──────── Data block
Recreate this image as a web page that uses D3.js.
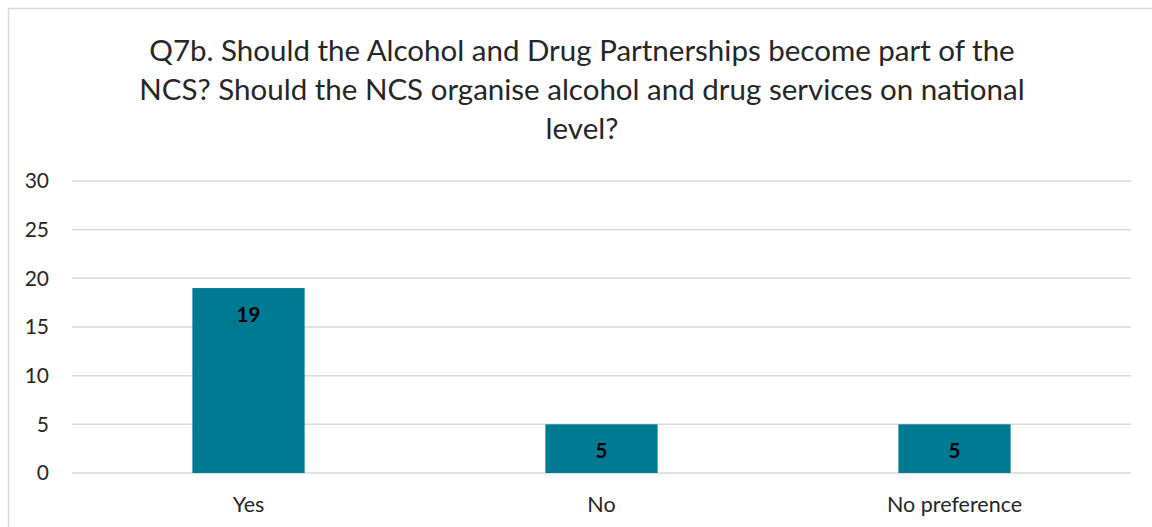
<!DOCTYPE html>
<html>
<head>
<meta charset="utf-8">
<script src="https://cdn.jsdelivr.net/npm/d3@7"></script>
<style>
  html, body { margin: 0; padding: 0; background: #fff; }
  svg { display: block; }
  text { font-family: Lato, "Open Sans", sans-serif; }
</style>
</head>
<body>
<svg id="chart" width="1152" height="527"></svg>
<script>
// Responses to Q7b
const categories = ["Yes", "No", "No preference"];
const counts = [19, 5, 5];
const yTicks = [0, 5, 10, 15, 20, 25, 30];
const titleLines = [
  "Q7b. Should the Alcohol and Drug Partnerships become part of the",
  "NCS? Should the NCS organise alcohol and drug services on national",
  "level?"
];

const svg = d3.select("#chart");
const W = 1152, H = 527;

// chart frame
svg.append("rect")
  .attr("x", 8.5).attr("y", 8.5)
  .attr("width", W + 20).attr("height", H + 20)
  .attr("fill", "#fff").attr("stroke", "#d9d9d9").attr("stroke-width", 1.5);

const plot = { left: 72, right: 1131, top: 181, bottom: 473 };

const x = d3.scaleBand()
  .domain(categories)
  .range([plot.left, plot.right])
  .paddingInner(0.682)
  .paddingOuter(0.341);

const y = d3.scaleLinear()
  .domain([0, 30])
  .range([plot.bottom, plot.top]);

// title
svg.append("g").selectAll("text")
  .data(titleLines)
  .join("text")
  .attr("x", 582)
  .attr("y", (d, i) => 61 + i * 39)
  .attr("text-anchor", "middle")
  .attr("font-size", 29.5)
  .attr("fill", "#262626")
  .text(d => d);

// gridlines
svg.append("g").selectAll("line")
  .data(yTicks)
  .join("line")
  .attr("x1", plot.left).attr("x2", plot.right)
  .attr("y1", d => y(d)).attr("y2", d => y(d))
  .attr("stroke", "#d9d9d9").attr("stroke-width", 1.5);

// y axis labels
const yAxis = d3.axisLeft(y).tickValues(yTicks).tickSize(0).tickPadding(0);
const yg = svg.append("g")
  .attr("transform", `translate(${49},0)`)
  .call(yAxis);
yg.select(".domain").remove();
yg.selectAll("text")
  .attr("font-size", 21)
  .attr("fill", "#262626")
  .attr("font-family", "Lato, 'Open Sans', sans-serif");

// bars
svg.append("g").selectAll("rect")
  .data(counts)
  .join("rect")
  .attr("x", (d, i) => x(categories[i]))
  .attr("y", d => y(d))
  .attr("width", x.bandwidth())
  .attr("height", d => y(0) - y(d))
  .attr("fill", "#007a93");

// value labels inside the bar end
svg.append("g").selectAll("text")
  .data(counts)
  .join("text")
  .attr("x", (d, i) => x(categories[i]) + x.bandwidth() / 2)
  .attr("y", d => y(d) + 34)
  .attr("text-anchor", "middle")
  .attr("font-size", 20.5)
  .attr("font-weight", "bold")
  .attr("fill", "#000")
  .text(d => d);

// x axis labels
const xAxis = d3.axisBottom(x).tickSize(0).tickPadding(0);
const xg = svg.append("g")
  .attr("transform", `translate(0,${plot.bottom + 24})`)
  .call(xAxis);
xg.select(".domain").remove();
xg.selectAll("text")
  .attr("font-size", 21.5)
  .attr("fill", "#262626")
  .attr("font-family", "Lato, 'Open Sans', sans-serif");
</script>
</body>
</html>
────────────────
Write out the full set of lines verbatim, without the pictures.

- Reply to the exercise:
Recreate this image as a web page that uses D3.js.
<!DOCTYPE html>
<html>
<head>
<meta charset="utf-8">
<script src="https://cdn.jsdelivr.net/npm/d3@7"></script>
<style>
  html, body { margin: 0; padding: 0; background: #fff; }
  svg { display: block; }
  text { font-family: Lato, "Open Sans", sans-serif; }
</style>
</head>
<body>
<svg id="chart" width="1152" height="527"></svg>
<script>
// Responses to Q7b
const categories = ["Yes", "No", "No preference"];
const counts = [19, 5, 5];
const yTicks = [0, 5, 10, 15, 20, 25, 30];
const titleLines = [
  "Q7b. Should the Alcohol and Drug Partnerships become part of the",
  "NCS? Should the NCS organise alcohol and drug services on national",
  "level?"
];

const svg = d3.select("#chart");
const W = 1152, H = 527;

// chart frame
svg.append("rect")
  .attr("x", 8.5).attr("y", 8.5)
  .attr("width", W + 20).attr("height", H + 20)
  .attr("fill", "#fff").attr("stroke", "#d9d9d9").attr("stroke-width", 1.5);

const plot = { left: 72, right: 1131, top: 181, bottom: 473 };

const x = d3.scaleBand()
  .domain(categories)
  .range([plot.left, plot.right])
  .paddingInner(0.682)
  .paddingOuter(0.341);

const y = d3.scaleLinear()
  .domain([0, 30])
  .range([plot.bottom, plot.top]);

// title
svg.append("g").selectAll("text")
  .data(titleLines)
  .join("text")
  .attr("x", 582)
  .attr("y", (d, i) => 61 + i * 39)
  .attr("text-anchor", "middle")
  .attr("font-size", 29.5)
  .attr("fill", "#262626")
  .text(d => d);

// gridlines
svg.append("g").selectAll("line")
  .data(yTicks)
  .join("line")
  .attr("x1", plot.left).attr("x2", plot.right)
  .attr("y1", d => y(d)).attr("y2", d => y(d))
  .attr("stroke", "#d9d9d9").attr("stroke-width", 1.5);

// y axis labels
const yAxis = d3.axisLeft(y).tickValues(yTicks).tickSize(0).tickPadding(0);
const yg = svg.append("g")
  .attr("transform", `translate(${49},0)`)
  .call(yAxis);
yg.select(".domain").remove();
yg.selectAll("text")
  .attr("font-size", 21)
  .attr("fill", "#262626")
  .attr("font-family", "Lato, 'Open Sans', sans-serif");

// bars
svg.append("g").selectAll("rect")
  .data(counts)
  .join("rect")
  .attr("x", (d, i) => x(categories[i]))
  .attr("y", d => y(d))
  .attr("width", x.bandwidth())
  .attr("height", d => y(0) - y(d))
  .attr("fill", "#007a93");

// value labels inside the bar end
svg.append("g").selectAll("text")
  .data(counts)
  .join("text")
  .attr("x", (d, i) => x(categories[i]) + x.bandwidth() / 2)
  .attr("y", d => y(d) + 34)
  .attr("text-anchor", "middle")
  .attr("font-size", 20.5)
  .attr("font-weight", "bold")
  .attr("fill", "#000")
  .text(d => d);

// x axis labels
const xAxis = d3.axisBottom(x).tickSize(0).tickPadding(0);
const xg = svg.append("g")
  .attr("transform", `translate(0,${plot.bottom + 24})`)
  .call(xAxis);
xg.select(".domain").remove();
xg.selectAll("text")
  .attr("font-size", 21.5)
  .attr("fill", "#262626")
  .attr("font-family", "Lato, 'Open Sans', sans-serif");
</script>
</body>
</html>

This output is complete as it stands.